*WHAT YOU HAVE TO DO:*
Return all the data below as it stands, minus the pictures.

*RECORDED INFORMATION:*
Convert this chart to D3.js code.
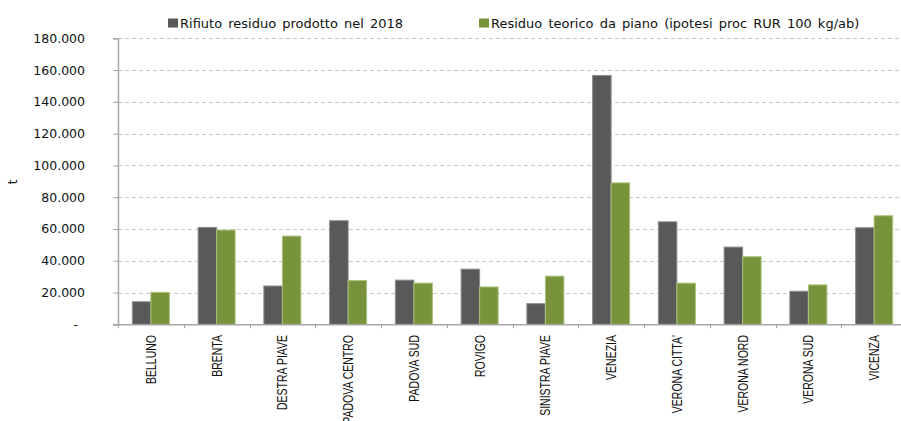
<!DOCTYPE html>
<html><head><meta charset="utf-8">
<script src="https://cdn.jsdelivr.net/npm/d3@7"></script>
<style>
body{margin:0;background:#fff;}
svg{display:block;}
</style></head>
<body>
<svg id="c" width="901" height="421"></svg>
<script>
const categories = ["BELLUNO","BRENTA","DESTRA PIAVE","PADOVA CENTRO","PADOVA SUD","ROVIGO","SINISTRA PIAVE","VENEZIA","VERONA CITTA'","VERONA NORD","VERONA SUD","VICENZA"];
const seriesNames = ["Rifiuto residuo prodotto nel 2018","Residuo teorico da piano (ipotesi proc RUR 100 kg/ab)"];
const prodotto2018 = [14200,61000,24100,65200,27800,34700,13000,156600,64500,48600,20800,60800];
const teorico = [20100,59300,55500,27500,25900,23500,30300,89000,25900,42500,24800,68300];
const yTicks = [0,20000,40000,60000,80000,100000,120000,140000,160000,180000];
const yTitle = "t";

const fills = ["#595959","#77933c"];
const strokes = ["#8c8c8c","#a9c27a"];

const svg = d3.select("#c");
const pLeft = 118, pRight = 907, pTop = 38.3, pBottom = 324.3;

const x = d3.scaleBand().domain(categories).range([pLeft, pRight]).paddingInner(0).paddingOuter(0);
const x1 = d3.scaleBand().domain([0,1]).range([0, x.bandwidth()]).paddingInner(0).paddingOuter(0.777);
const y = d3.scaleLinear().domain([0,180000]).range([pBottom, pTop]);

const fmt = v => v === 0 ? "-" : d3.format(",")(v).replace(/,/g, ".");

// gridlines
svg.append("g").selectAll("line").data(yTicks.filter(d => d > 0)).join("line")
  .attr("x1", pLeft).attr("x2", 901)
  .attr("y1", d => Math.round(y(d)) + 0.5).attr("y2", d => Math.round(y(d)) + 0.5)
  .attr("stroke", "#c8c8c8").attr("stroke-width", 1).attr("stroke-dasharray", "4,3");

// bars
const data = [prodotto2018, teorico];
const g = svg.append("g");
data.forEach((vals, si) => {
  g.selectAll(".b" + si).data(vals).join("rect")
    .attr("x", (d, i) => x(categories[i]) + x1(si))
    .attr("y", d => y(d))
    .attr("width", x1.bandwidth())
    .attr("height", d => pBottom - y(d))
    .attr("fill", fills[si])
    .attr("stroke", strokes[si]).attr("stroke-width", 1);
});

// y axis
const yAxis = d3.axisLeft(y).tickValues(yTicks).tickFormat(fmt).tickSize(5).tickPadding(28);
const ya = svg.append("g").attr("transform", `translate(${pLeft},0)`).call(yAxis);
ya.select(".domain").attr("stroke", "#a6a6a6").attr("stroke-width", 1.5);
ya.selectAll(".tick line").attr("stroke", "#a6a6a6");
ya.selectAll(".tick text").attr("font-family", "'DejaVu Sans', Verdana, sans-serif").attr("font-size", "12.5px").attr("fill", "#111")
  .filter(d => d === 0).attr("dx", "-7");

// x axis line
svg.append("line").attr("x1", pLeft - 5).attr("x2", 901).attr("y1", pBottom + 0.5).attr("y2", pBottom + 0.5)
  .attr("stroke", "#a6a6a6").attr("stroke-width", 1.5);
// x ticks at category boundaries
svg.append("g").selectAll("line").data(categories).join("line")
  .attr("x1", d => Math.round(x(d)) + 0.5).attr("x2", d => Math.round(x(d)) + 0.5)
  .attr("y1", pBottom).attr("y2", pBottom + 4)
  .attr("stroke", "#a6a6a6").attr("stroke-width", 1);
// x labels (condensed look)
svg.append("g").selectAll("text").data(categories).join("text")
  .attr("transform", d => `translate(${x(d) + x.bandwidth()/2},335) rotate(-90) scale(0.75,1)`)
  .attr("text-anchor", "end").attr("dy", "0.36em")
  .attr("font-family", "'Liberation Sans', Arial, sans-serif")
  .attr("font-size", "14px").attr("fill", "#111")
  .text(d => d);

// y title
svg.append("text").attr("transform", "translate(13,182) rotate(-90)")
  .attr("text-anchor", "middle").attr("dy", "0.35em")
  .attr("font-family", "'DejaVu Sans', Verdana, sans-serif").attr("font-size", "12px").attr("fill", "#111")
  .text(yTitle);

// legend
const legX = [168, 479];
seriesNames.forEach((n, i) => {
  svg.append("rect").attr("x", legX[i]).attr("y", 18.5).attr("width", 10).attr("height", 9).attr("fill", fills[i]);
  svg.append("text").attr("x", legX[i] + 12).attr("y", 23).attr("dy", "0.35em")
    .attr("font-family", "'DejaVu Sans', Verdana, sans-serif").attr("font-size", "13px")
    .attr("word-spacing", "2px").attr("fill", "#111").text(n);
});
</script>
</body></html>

*CORRECT OUTPUT:*
Convert this chart to D3.js code.
<!DOCTYPE html>
<html><head><meta charset="utf-8">
<script src="https://cdn.jsdelivr.net/npm/d3@7"></script>
<style>
body{margin:0;background:#fff;}
svg{display:block;}
</style></head>
<body>
<svg id="c" width="901" height="421"></svg>
<script>
const categories = ["BELLUNO","BRENTA","DESTRA PIAVE","PADOVA CENTRO","PADOVA SUD","ROVIGO","SINISTRA PIAVE","VENEZIA","VERONA CITTA'","VERONA NORD","VERONA SUD","VICENZA"];
const seriesNames = ["Rifiuto residuo prodotto nel 2018","Residuo teorico da piano (ipotesi proc RUR 100 kg/ab)"];
const prodotto2018 = [14200,61000,24100,65200,27800,34700,13000,156600,64500,48600,20800,60800];
const teorico = [20100,59300,55500,27500,25900,23500,30300,89000,25900,42500,24800,68300];
const yTicks = [0,20000,40000,60000,80000,100000,120000,140000,160000,180000];
const yTitle = "t";

const fills = ["#595959","#77933c"];
const strokes = ["#8c8c8c","#a9c27a"];

const svg = d3.select("#c");
const pLeft = 118, pRight = 907, pTop = 38.3, pBottom = 324.3;

const x = d3.scaleBand().domain(categories).range([pLeft, pRight]).paddingInner(0).paddingOuter(0);
const x1 = d3.scaleBand().domain([0,1]).range([0, x.bandwidth()]).paddingInner(0).paddingOuter(0.777);
const y = d3.scaleLinear().domain([0,180000]).range([pBottom, pTop]);

const fmt = v => v === 0 ? "-" : d3.format(",")(v).replace(/,/g, ".");

// gridlines
svg.append("g").selectAll("line").data(yTicks.filter(d => d > 0)).join("line")
  .attr("x1", pLeft).attr("x2", 901)
  .attr("y1", d => Math.round(y(d)) + 0.5).attr("y2", d => Math.round(y(d)) + 0.5)
  .attr("stroke", "#c8c8c8").attr("stroke-width", 1).attr("stroke-dasharray", "4,3");

// bars
const data = [prodotto2018, teorico];
const g = svg.append("g");
data.forEach((vals, si) => {
  g.selectAll(".b" + si).data(vals).join("rect")
    .attr("x", (d, i) => x(categories[i]) + x1(si))
    .attr("y", d => y(d))
    .attr("width", x1.bandwidth())
    .attr("height", d => pBottom - y(d))
    .attr("fill", fills[si])
    .attr("stroke", strokes[si]).attr("stroke-width", 1);
});

// y axis
const yAxis = d3.axisLeft(y).tickValues(yTicks).tickFormat(fmt).tickSize(5).tickPadding(28);
const ya = svg.append("g").attr("transform", `translate(${pLeft},0)`).call(yAxis);
ya.select(".domain").attr("stroke", "#a6a6a6").attr("stroke-width", 1.5);
ya.selectAll(".tick line").attr("stroke", "#a6a6a6");
ya.selectAll(".tick text").attr("font-family", "'DejaVu Sans', Verdana, sans-serif").attr("font-size", "12.5px").attr("fill", "#111")
  .filter(d => d === 0).attr("dx", "-7");

// x axis line
svg.append("line").attr("x1", pLeft - 5).attr("x2", 901).attr("y1", pBottom + 0.5).attr("y2", pBottom + 0.5)
  .attr("stroke", "#a6a6a6").attr("stroke-width", 1.5);
// x ticks at category boundaries
svg.append("g").selectAll("line").data(categories).join("line")
  .attr("x1", d => Math.round(x(d)) + 0.5).attr("x2", d => Math.round(x(d)) + 0.5)
  .attr("y1", pBottom).attr("y2", pBottom + 4)
  .attr("stroke", "#a6a6a6").attr("stroke-width", 1);
// x labels (condensed look)
svg.append("g").selectAll("text").data(categories).join("text")
  .attr("transform", d => `translate(${x(d) + x.bandwidth()/2},335) rotate(-90) scale(0.75,1)`)
  .attr("text-anchor", "end").attr("dy", "0.36em")
  .attr("font-family", "'Liberation Sans', Arial, sans-serif")
  .attr("font-size", "14px").attr("fill", "#111")
  .text(d => d);

// y title
svg.append("text").attr("transform", "translate(13,182) rotate(-90)")
  .attr("text-anchor", "middle").attr("dy", "0.35em")
  .attr("font-family", "'DejaVu Sans', Verdana, sans-serif").attr("font-size", "12px").attr("fill", "#111")
  .text(yTitle);

// legend
const legX = [168, 479];
seriesNames.forEach((n, i) => {
  svg.append("rect").attr("x", legX[i]).attr("y", 18.5).attr("width", 10).attr("height", 9).attr("fill", fills[i]);
  svg.append("text").attr("x", legX[i] + 12).attr("y", 23).attr("dy", "0.35em")
    .attr("font-family", "'DejaVu Sans', Verdana, sans-serif").attr("font-size", "13px")
    .attr("word-spacing", "2px").attr("fill", "#111").text(n);
});
</script>
</body></html>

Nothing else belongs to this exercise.